Satu persatu akhirnya masuk kembali ke dalam lorong yang sempit dan sangat gelap itu. Sialnya, saya mendapat giliran paling terakhir. Panik bukan main manakala saya hampir ketinggalan dengan rombongan. Untungnya tidak ada yang membuntuti saya selama berada paling belakang.
Terlihat cahaya yang sangat indah muncul dari balik gerbang yang tadinya terkunci. Bersyukur masih bisa melihat cahaya matahari lagi. Sungguh perjalanan spiritual yang luar biasa. Dapat menjadi obat alternatif dalam mengisi kekosongan hati maupun batin. Rasanya menjadi sangat plong dengan masalah dan beban hidup yang tidak kunjung selesai juga dengan penyakit hati yang selalu bermunculan.

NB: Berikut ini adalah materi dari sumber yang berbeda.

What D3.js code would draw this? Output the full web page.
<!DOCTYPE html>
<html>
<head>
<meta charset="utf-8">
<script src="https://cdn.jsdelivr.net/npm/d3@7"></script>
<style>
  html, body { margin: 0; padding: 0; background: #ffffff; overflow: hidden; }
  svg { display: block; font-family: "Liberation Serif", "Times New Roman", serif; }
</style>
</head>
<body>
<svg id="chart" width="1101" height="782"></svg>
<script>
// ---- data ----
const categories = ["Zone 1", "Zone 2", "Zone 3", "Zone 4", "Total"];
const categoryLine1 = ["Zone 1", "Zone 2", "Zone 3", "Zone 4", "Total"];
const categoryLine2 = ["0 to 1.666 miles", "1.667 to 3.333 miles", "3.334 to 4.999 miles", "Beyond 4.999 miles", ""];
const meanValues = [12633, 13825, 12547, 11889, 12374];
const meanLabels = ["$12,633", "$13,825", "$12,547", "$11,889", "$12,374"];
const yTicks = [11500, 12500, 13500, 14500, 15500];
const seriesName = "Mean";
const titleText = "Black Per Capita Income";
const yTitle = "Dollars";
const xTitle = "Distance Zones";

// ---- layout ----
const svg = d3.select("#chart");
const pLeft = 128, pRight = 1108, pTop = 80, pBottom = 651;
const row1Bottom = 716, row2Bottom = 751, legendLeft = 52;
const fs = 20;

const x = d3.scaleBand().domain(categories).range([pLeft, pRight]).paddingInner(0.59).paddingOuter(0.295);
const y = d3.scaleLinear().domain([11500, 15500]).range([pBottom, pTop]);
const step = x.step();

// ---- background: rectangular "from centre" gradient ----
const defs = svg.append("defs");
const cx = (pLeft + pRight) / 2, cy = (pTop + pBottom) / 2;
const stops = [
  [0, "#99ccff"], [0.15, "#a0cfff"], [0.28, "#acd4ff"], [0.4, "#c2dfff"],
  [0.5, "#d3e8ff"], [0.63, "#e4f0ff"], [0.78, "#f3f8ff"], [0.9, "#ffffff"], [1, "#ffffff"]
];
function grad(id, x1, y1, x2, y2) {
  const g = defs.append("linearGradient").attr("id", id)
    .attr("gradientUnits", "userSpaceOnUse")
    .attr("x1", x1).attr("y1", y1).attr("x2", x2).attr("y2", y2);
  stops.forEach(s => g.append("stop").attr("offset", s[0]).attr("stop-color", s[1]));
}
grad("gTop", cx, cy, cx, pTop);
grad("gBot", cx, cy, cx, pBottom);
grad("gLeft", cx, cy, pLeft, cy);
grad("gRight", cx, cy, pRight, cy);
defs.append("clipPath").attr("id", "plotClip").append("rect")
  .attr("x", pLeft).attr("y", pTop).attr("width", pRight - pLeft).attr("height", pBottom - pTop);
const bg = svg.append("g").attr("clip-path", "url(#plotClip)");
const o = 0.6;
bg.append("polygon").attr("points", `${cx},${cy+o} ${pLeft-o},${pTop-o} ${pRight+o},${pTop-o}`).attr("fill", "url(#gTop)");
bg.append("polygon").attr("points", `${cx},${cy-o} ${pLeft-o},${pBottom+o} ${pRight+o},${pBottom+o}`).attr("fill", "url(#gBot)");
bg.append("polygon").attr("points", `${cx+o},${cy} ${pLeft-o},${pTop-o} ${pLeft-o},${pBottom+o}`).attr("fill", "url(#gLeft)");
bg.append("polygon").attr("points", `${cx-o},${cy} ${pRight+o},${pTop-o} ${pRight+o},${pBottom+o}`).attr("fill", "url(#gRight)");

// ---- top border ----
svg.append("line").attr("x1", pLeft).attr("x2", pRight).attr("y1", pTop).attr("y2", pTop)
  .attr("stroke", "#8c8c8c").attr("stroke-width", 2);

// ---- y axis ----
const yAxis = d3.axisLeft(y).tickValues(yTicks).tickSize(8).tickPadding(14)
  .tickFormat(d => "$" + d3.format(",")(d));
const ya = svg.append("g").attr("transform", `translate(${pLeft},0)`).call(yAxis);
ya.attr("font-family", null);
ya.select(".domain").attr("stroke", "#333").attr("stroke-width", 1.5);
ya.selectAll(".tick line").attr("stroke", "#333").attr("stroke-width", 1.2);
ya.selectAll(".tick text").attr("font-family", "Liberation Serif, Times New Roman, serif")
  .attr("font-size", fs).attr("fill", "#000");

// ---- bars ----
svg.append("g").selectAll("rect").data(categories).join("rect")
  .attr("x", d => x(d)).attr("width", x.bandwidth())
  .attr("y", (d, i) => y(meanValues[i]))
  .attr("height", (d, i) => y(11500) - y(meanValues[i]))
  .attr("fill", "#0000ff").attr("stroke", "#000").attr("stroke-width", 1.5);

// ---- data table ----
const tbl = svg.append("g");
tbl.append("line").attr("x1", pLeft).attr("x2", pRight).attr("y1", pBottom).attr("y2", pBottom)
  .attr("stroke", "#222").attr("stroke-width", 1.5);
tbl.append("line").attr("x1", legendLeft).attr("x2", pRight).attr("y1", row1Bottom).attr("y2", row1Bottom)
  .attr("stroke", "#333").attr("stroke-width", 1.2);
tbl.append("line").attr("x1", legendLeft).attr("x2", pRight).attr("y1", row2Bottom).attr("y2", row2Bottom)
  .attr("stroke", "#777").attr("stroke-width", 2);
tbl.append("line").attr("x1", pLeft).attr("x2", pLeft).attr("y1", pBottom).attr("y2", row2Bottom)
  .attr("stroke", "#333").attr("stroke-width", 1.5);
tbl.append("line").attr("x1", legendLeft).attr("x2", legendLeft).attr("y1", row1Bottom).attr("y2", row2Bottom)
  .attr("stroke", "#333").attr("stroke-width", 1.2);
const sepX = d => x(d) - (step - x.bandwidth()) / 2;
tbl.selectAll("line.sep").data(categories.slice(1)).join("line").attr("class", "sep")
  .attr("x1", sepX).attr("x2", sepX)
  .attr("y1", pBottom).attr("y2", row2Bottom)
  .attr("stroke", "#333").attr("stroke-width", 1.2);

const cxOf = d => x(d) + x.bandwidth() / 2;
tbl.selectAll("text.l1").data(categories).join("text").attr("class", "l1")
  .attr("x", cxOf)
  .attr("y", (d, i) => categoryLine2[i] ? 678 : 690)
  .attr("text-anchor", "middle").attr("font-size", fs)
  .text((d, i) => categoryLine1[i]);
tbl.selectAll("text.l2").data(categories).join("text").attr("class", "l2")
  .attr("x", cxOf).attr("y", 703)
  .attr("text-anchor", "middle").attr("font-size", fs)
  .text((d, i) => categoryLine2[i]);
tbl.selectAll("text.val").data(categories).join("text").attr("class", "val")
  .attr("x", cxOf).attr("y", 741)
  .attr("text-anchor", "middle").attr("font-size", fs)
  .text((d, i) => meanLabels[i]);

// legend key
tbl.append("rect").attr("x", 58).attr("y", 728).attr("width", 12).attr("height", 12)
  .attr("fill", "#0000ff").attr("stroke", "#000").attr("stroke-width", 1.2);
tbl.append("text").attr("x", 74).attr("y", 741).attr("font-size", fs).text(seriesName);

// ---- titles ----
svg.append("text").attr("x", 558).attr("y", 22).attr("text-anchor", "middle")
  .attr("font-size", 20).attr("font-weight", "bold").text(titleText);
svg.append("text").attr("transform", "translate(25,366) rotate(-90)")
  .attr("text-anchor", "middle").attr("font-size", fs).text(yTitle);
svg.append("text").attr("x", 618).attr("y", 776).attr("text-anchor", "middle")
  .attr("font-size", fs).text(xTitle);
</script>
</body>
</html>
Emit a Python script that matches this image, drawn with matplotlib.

Mengunjungi masjid seribu pintu ini sangat tepat pada saat siang hari karena jika sore akan bentrok dengan waktu maghrib. Disarankan untuk membawa senter untuk dapat berjalan di lorong-lorong sempit dan gelap tersebut. Dan bersiaplah untuk merasakan sensasi duduk di dalam kegelapan selama bermenit-menit.
Masjid Agung Nurul Yaqin (Masjid Pintu Seribu)
Jalan kampung bayur, Priuk Jaya, Tangerang, Banten.